Source excerpt -
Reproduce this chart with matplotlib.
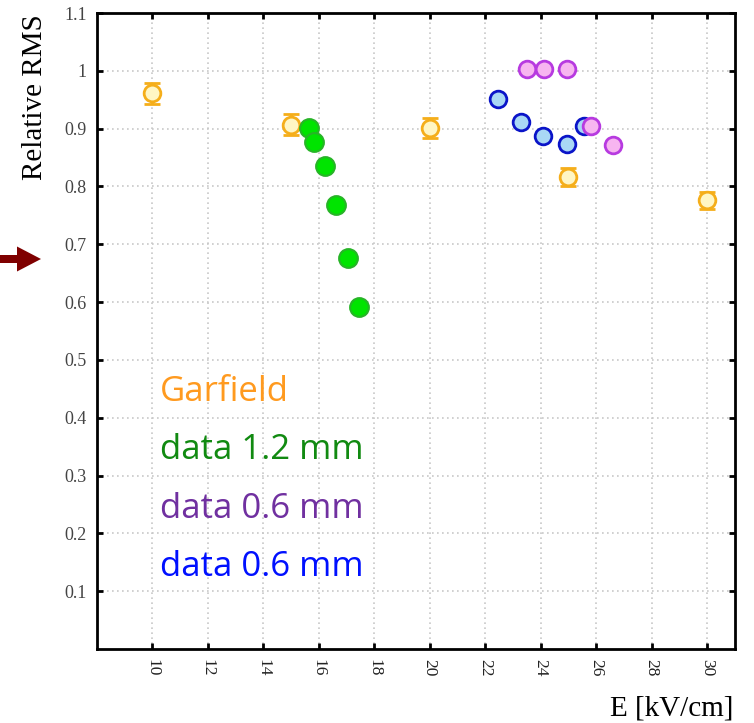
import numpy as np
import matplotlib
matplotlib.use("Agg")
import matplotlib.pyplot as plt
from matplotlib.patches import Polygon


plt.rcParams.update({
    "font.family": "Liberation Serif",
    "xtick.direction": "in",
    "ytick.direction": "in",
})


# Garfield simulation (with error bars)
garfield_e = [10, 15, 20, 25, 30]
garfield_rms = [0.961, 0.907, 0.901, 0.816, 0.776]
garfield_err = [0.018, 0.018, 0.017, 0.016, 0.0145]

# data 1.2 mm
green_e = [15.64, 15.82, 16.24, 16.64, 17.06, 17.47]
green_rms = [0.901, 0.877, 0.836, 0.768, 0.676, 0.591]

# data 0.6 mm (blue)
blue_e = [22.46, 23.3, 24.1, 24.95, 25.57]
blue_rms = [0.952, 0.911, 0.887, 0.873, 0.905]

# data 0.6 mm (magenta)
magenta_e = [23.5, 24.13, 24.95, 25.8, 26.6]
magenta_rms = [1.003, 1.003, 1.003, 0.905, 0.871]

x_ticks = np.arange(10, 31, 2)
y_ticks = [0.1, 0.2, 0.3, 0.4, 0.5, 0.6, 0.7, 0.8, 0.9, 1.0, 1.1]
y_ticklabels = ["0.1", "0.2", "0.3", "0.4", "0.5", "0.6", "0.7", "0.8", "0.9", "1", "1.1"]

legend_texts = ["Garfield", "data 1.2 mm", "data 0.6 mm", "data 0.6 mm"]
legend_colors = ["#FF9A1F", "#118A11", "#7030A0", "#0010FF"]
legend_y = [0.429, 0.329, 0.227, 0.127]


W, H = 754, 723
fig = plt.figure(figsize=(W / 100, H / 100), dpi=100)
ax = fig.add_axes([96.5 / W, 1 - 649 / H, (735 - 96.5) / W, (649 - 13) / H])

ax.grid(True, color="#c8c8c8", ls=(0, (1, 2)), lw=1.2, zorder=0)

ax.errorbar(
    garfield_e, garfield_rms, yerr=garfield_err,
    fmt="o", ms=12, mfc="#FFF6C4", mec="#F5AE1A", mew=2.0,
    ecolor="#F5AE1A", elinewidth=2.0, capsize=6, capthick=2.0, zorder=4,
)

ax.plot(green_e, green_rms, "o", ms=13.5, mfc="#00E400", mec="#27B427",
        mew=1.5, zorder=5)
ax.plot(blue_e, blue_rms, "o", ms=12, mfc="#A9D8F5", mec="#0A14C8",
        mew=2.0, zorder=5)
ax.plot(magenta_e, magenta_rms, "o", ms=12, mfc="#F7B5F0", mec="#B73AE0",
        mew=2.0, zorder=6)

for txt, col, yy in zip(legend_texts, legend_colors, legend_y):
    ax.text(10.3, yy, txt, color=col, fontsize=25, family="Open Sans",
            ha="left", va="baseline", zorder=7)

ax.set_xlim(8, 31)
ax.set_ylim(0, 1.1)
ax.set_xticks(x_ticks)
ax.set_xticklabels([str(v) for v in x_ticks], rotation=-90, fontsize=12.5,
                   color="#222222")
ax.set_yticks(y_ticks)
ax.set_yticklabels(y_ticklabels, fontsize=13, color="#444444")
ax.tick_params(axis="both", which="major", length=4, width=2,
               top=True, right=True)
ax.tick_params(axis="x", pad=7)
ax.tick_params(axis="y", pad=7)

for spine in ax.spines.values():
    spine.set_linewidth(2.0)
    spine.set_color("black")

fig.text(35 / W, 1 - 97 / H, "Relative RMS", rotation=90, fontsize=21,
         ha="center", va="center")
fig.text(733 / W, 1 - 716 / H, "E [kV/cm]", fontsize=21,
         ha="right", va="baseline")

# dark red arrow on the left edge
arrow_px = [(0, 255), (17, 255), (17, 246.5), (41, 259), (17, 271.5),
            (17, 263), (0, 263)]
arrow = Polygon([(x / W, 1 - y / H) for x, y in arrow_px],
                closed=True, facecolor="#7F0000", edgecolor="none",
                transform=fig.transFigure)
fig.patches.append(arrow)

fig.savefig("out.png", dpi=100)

Instruction -
Your answer should be a single number: the count of lines holding the word "matplotlib".

Solution to the exercise -
5